Nella scelta della stanza del presidente, e non di quella di ogni allenatore, c’è un pizzico di irriverenza, sì, ma anche di sistematica rottura con un presente che mal si addiceva alla gloriosa storia del club: un segnale legato al passato. A quando Gennaro Gattuso, come racconta Peppe Di Stefano in “Milanello, la casa del diavolo”, decide di occupare la stanza di Berlusconi e per scaramanzia di dividerla con Cristian Brocchi e Christian Abbiati, vincendo due Champions League.

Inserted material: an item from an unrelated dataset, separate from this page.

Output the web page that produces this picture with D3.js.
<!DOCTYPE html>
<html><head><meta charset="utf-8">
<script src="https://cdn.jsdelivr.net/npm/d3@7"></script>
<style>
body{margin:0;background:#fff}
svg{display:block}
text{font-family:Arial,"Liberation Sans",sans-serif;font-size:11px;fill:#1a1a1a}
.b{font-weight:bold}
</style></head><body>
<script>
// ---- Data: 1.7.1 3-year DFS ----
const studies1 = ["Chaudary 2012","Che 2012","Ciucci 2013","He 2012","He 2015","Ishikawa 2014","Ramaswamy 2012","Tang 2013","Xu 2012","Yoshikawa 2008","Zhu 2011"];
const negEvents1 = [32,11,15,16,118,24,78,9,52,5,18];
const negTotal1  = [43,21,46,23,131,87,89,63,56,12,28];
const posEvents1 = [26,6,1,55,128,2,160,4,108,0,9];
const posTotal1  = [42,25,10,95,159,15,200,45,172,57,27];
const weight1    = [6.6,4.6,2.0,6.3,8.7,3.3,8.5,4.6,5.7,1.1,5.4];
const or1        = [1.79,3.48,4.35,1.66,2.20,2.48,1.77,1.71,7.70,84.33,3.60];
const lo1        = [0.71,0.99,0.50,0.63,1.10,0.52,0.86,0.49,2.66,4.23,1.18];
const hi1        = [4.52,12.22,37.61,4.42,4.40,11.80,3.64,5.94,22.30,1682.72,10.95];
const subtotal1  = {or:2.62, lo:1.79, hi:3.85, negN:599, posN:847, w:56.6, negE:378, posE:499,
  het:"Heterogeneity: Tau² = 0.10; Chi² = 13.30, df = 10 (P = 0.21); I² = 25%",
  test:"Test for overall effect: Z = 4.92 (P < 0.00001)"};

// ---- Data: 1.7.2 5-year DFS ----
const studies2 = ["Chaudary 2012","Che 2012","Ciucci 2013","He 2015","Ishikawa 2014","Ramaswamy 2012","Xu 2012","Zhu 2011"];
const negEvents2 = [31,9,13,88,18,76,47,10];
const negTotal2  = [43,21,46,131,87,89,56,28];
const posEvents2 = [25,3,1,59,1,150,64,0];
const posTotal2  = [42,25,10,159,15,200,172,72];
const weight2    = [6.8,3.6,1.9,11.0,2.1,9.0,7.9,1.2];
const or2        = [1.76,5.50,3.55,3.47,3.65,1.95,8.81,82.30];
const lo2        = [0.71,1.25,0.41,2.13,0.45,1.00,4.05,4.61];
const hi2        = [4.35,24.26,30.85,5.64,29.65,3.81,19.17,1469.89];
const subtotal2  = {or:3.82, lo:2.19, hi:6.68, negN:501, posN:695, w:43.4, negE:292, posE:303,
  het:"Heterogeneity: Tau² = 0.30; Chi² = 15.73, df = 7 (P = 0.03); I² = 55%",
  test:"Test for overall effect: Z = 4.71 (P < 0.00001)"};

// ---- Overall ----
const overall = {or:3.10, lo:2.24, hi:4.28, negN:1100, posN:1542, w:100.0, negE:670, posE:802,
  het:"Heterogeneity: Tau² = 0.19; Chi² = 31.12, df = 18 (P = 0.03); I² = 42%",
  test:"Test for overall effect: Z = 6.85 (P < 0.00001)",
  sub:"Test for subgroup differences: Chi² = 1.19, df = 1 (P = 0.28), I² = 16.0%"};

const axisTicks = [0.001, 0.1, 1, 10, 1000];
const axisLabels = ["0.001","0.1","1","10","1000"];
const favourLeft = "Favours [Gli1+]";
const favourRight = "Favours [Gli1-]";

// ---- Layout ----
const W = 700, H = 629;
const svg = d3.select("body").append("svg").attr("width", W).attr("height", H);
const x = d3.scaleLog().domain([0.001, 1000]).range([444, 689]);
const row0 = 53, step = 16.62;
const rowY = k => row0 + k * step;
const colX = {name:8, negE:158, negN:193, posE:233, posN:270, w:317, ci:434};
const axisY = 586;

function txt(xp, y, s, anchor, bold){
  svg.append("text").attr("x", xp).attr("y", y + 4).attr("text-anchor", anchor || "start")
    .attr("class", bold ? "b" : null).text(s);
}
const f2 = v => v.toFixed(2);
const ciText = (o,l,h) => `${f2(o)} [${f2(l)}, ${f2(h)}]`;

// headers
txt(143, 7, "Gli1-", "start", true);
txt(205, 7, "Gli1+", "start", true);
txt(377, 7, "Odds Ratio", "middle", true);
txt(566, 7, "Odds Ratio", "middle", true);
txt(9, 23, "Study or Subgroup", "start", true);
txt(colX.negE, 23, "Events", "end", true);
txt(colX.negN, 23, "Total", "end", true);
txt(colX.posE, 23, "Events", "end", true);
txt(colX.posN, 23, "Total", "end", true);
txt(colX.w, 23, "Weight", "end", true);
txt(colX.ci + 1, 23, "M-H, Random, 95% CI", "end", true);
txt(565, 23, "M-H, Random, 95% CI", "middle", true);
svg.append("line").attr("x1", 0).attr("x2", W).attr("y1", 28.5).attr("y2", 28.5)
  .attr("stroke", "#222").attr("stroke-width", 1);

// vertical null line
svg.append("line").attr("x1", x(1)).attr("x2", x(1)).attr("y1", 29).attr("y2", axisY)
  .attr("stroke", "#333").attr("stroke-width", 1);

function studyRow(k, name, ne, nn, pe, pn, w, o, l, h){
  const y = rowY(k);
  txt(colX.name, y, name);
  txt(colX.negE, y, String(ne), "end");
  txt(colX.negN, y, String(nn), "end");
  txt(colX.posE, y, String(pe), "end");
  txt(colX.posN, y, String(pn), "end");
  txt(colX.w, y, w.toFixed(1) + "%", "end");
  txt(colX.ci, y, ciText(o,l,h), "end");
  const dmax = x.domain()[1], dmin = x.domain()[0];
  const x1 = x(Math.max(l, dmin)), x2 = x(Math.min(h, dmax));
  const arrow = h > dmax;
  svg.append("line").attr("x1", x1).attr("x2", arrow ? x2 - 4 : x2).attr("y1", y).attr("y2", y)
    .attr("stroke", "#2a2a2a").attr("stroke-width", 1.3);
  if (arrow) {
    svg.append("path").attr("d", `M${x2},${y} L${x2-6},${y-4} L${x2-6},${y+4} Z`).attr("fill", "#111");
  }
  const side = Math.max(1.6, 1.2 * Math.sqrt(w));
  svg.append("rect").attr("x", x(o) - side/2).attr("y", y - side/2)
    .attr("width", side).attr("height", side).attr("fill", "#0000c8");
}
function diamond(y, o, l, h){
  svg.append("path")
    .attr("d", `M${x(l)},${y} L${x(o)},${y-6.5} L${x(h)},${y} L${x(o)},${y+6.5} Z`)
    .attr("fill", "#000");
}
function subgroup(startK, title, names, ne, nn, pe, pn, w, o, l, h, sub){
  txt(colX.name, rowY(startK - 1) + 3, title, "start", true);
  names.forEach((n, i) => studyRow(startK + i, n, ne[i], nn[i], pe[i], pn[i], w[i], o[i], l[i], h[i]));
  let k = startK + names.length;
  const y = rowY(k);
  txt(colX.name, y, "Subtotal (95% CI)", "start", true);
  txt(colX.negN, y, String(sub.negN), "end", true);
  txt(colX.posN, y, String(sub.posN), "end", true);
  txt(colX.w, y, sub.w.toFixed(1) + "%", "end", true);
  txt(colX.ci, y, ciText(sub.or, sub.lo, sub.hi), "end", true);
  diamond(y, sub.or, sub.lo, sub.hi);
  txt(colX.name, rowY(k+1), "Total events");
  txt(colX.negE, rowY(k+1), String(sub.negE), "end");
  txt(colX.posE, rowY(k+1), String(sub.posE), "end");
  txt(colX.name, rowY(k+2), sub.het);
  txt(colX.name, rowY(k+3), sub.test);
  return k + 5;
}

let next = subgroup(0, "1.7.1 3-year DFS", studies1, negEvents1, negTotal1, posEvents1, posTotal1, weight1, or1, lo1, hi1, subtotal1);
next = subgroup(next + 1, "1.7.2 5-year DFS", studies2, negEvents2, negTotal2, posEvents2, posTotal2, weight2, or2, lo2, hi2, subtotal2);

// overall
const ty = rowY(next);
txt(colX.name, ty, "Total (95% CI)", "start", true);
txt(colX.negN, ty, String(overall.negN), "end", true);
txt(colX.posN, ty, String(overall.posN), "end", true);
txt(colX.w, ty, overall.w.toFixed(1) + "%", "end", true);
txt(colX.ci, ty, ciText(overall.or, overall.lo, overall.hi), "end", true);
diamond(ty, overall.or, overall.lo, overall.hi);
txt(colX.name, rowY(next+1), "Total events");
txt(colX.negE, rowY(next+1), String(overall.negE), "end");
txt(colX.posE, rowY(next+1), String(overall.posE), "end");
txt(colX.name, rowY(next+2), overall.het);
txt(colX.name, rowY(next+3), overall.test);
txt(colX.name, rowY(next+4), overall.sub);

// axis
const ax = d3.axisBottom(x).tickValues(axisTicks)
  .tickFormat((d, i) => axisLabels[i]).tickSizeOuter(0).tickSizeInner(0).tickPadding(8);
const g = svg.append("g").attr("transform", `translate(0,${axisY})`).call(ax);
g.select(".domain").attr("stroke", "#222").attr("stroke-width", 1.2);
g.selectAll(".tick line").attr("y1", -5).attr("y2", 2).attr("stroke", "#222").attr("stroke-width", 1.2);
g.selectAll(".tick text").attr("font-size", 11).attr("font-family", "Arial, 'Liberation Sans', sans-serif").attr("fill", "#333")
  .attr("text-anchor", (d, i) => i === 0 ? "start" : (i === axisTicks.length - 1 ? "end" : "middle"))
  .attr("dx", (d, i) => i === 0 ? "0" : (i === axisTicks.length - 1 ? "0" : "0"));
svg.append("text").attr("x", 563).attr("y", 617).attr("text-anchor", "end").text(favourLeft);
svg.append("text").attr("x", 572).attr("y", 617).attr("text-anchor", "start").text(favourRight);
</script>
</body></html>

A Seedorf non è andata nella stessa maniera: in Champions allena, sì, ma esce agli ottavi di finale contro l’Atletico Madrid, poi finalista. La sua esperienza in rossonero dura cinque mesi, giusto il tempo di vincere un derby contro l’Inter.

Uno di quelli che non vale certo i primi posti in classifica, ma pur sempre la gara che ferma il tempo, a Milano, aprendo le porte all’eterno: gioca “Ricky”, Kakà, suo amico, che centra una traversa nel primo tempo, in porta c’è Abbiati. Nomi che conosce, insomma: suoi ex compagni di squadra nel Milan dei campioni. La risolve Nigel De Jong, con un colpo di testa nella ripresa su assist di Mario Balotelli.

I rossoneri chiuderanno la stagione ottavi: lui lascerà la panchina a Pippo Inzaghi: due anni più tardi volerà in Cina, allo Shenzhen, nel 2018 guiderà il Deportivo la Coruña, non riuscendo a evitare la retrocessione. La mente, però, più di una volta sarà tornata a Livorno, sicuramente: a quando Ancelotti gli chiedeva un gioco a due tocchi. Si sarà rivisto in lui, forse: poi avrà imbronciato lo sguardo, incrociando le braccia, e avrà sorriso. Un giorno tornerà a caricare i suoi all’interno dell’area tecnica: su questo, visto il carattere, possiamo giurarci.